--- Excerpted data ---
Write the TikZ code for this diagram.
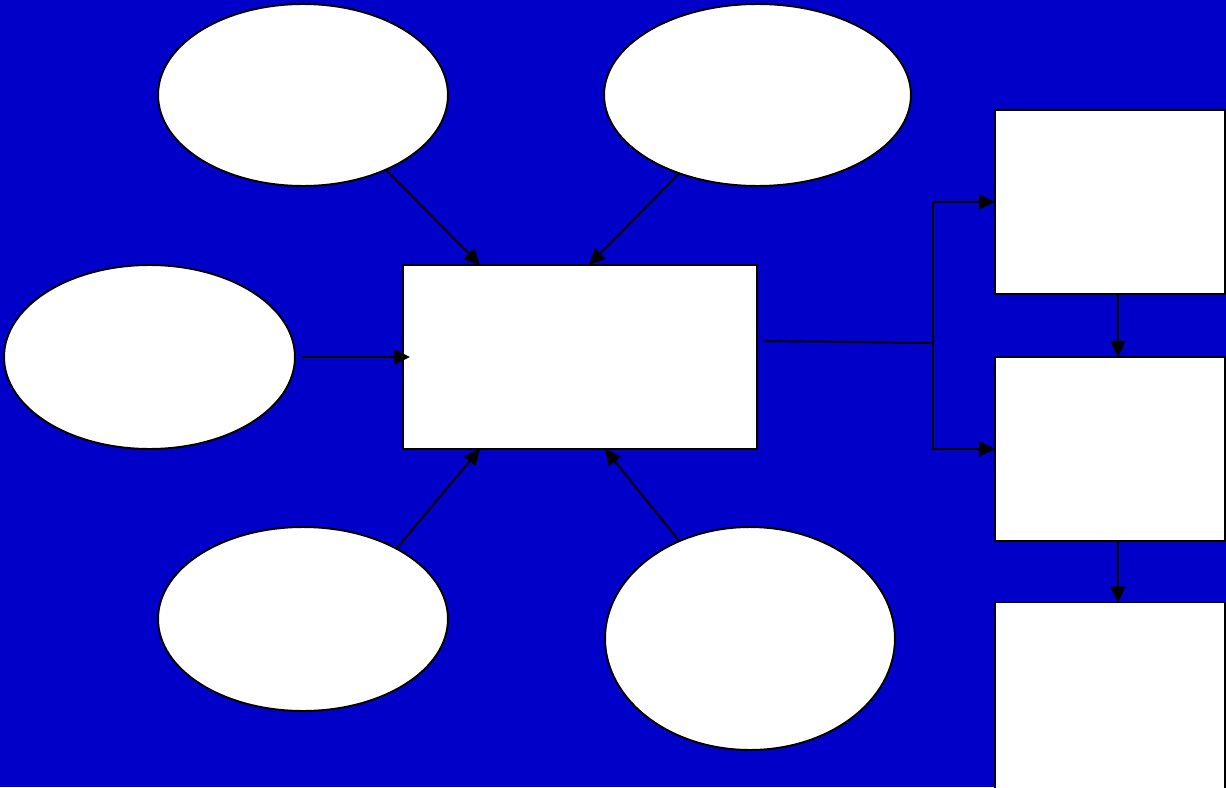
---
--- Excerpted data ---
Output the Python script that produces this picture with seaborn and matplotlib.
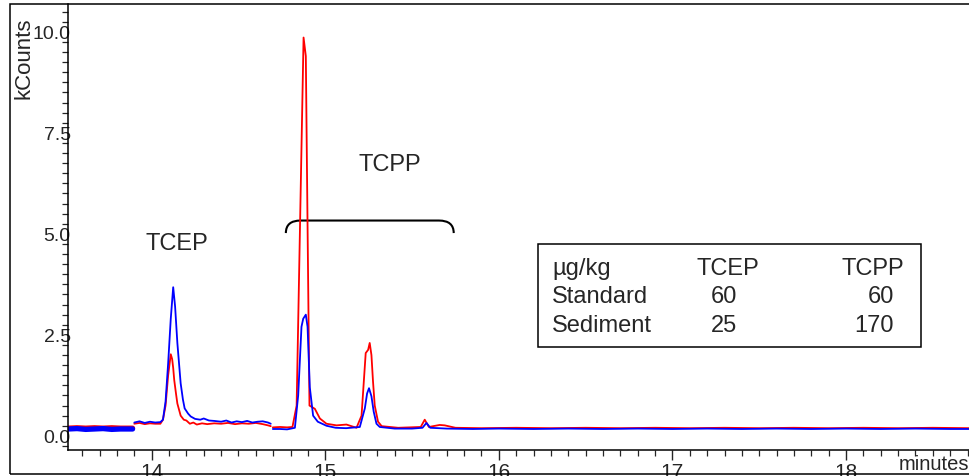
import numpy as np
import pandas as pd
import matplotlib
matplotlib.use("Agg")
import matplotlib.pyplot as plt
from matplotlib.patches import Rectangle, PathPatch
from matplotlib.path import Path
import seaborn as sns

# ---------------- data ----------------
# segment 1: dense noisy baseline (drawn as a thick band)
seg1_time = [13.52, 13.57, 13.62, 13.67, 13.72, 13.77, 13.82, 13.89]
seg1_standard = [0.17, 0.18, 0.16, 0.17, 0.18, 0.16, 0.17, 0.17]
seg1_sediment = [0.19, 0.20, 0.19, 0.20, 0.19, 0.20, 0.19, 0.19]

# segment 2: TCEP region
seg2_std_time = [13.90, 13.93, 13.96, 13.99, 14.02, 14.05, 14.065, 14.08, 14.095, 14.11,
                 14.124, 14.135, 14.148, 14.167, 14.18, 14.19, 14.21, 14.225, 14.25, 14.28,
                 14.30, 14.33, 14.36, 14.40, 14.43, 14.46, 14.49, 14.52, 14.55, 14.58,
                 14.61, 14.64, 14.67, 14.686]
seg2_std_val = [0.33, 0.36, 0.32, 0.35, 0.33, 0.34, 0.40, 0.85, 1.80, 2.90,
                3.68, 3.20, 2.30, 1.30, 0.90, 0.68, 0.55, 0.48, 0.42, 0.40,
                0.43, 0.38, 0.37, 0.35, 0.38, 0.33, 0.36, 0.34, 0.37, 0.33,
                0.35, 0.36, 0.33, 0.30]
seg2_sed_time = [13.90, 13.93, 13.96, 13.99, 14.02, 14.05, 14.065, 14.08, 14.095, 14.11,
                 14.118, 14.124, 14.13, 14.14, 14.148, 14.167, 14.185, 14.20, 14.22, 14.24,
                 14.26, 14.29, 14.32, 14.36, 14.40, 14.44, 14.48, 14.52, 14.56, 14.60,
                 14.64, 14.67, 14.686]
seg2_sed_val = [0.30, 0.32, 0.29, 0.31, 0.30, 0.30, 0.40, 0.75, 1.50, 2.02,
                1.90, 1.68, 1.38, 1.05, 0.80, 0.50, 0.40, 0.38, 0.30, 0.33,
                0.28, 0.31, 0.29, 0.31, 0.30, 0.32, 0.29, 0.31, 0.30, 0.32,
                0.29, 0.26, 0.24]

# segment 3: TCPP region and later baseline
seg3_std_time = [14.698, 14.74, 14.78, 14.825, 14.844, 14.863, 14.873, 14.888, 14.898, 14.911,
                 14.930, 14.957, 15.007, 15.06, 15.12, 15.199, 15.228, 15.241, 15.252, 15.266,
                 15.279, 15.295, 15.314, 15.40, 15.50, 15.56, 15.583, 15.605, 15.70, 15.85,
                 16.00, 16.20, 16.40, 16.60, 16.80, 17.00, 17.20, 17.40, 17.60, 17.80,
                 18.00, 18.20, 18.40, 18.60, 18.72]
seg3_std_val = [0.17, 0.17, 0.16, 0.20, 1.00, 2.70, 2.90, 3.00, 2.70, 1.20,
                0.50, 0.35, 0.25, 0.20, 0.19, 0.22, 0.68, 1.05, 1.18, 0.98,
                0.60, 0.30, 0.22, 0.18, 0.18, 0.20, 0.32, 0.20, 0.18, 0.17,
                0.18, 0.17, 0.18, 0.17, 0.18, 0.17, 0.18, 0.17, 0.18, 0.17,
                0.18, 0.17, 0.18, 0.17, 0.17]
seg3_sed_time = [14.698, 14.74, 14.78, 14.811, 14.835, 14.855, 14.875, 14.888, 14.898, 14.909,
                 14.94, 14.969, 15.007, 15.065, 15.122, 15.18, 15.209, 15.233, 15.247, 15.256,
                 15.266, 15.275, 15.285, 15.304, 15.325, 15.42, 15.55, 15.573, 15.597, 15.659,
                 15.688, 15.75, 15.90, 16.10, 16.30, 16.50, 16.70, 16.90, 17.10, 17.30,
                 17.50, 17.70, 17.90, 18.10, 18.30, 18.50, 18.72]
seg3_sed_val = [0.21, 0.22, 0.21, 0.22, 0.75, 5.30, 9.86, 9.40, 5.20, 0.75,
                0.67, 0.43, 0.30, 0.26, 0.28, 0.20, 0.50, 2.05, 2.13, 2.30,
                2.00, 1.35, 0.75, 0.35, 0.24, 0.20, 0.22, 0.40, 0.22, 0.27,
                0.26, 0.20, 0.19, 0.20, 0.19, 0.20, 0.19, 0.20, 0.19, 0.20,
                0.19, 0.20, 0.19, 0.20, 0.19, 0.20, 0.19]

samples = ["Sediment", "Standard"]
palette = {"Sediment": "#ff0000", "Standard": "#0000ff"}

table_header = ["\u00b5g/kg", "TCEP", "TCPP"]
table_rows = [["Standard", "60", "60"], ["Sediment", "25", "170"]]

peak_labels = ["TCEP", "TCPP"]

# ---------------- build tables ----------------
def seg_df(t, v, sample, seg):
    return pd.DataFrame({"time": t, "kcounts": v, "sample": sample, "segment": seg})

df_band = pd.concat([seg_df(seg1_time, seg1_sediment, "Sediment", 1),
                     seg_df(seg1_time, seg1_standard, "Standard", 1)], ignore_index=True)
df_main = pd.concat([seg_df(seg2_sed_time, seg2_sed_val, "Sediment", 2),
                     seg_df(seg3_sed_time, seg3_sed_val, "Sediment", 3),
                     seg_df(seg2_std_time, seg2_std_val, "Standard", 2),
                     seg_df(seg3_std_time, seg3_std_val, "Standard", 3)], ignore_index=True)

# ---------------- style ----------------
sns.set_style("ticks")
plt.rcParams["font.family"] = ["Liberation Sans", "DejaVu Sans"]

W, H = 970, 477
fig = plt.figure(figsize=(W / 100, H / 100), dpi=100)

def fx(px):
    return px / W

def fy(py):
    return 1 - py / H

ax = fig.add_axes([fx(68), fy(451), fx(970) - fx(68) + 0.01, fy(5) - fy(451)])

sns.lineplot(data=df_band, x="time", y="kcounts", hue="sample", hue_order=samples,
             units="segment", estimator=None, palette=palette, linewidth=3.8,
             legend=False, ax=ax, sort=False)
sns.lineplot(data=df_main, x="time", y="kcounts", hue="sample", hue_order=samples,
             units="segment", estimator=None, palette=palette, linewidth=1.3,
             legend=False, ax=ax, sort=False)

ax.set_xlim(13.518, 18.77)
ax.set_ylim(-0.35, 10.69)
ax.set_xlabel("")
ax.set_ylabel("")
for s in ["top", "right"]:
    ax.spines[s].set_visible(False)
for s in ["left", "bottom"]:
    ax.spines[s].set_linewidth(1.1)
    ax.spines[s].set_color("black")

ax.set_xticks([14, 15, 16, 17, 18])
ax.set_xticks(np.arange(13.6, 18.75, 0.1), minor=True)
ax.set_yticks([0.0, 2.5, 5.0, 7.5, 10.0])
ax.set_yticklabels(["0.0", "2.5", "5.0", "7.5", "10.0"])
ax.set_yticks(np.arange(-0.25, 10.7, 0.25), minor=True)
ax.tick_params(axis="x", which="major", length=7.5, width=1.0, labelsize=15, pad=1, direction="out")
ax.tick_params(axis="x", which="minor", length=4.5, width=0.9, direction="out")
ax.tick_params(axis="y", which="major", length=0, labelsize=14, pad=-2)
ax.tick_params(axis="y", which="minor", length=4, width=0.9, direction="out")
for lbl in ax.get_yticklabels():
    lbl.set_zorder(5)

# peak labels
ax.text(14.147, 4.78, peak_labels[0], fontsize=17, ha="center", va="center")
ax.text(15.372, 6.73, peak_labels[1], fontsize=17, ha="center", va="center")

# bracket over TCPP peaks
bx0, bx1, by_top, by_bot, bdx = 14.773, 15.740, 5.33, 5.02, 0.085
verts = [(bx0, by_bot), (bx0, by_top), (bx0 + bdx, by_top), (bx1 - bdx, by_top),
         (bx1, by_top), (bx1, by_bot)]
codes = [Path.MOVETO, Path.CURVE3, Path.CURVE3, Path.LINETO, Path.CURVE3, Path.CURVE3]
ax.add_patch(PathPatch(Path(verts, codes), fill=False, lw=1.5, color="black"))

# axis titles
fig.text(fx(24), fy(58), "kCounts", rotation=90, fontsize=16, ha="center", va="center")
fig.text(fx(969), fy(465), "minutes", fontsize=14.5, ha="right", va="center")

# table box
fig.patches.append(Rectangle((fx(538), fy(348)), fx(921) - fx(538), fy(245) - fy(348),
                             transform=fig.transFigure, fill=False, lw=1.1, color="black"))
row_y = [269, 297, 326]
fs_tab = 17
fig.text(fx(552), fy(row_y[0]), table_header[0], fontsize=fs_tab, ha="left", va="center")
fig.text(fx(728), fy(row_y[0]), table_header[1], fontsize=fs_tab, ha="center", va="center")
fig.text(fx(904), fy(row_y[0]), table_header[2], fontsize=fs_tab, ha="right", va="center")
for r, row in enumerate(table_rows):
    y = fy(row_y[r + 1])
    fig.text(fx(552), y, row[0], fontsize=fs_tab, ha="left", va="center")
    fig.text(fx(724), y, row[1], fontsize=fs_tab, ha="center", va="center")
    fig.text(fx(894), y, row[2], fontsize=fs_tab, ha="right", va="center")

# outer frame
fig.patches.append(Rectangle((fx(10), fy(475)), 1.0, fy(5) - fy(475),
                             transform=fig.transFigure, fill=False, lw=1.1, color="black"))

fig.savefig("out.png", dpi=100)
---
--- Excerpted data ---
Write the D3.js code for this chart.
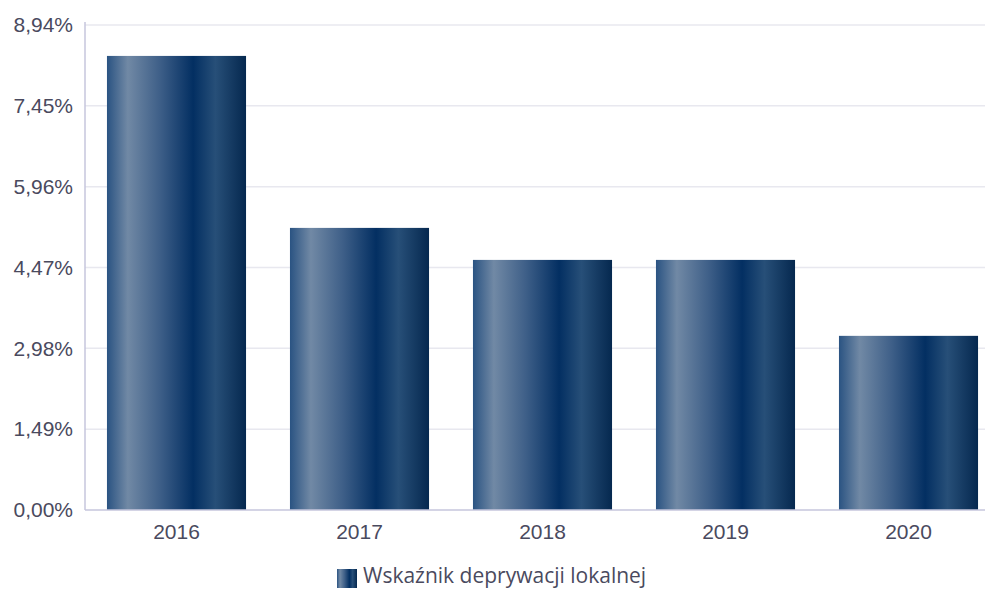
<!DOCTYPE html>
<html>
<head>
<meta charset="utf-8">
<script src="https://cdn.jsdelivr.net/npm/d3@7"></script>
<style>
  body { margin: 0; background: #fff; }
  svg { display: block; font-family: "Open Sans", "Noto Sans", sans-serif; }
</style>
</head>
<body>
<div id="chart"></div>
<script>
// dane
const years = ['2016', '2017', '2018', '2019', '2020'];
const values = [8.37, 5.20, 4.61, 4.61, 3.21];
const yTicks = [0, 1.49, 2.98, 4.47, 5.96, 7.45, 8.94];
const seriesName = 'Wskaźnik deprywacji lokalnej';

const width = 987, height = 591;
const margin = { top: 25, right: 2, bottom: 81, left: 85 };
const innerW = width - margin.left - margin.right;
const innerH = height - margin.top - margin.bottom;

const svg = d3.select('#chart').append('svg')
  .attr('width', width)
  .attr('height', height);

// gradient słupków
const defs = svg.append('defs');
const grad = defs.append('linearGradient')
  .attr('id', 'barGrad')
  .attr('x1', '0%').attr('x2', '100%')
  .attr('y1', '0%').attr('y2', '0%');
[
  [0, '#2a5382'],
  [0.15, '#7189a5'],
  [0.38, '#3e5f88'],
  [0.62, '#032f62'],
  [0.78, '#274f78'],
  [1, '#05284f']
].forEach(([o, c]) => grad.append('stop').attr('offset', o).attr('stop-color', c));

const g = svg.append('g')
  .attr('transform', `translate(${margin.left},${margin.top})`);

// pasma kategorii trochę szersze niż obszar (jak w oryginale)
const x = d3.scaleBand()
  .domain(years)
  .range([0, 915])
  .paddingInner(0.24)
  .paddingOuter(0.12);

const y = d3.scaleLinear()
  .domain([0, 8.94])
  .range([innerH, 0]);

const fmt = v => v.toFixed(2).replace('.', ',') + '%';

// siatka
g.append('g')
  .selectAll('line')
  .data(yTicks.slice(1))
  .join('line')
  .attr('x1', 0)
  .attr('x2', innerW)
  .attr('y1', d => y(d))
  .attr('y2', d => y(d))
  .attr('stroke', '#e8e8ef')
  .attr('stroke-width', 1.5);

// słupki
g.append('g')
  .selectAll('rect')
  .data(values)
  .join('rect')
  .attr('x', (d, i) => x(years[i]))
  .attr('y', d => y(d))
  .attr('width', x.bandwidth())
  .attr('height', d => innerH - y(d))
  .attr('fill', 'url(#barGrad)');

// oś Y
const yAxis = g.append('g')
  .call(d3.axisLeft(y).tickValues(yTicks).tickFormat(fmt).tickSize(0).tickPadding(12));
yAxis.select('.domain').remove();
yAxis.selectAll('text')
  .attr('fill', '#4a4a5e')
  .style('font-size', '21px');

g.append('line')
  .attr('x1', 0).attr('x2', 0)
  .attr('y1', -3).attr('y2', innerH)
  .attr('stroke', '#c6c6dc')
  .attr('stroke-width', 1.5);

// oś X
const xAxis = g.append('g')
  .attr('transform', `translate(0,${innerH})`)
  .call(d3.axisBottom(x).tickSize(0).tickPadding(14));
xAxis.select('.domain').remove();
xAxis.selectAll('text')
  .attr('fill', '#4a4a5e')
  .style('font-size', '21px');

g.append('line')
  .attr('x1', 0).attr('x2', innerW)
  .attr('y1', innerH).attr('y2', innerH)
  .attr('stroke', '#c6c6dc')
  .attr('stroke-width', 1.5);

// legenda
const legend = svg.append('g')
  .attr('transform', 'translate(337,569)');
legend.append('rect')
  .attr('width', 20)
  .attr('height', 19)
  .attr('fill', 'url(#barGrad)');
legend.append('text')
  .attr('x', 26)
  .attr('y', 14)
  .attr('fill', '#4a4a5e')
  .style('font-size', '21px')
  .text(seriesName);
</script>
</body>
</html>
---
● What is being asked: List all lines above in which the string "chart" appears.

● Solution to this task:
Write the D3.js code for this chart.
<div id="chart"></div>
const svg = d3.select('#chart').append('svg')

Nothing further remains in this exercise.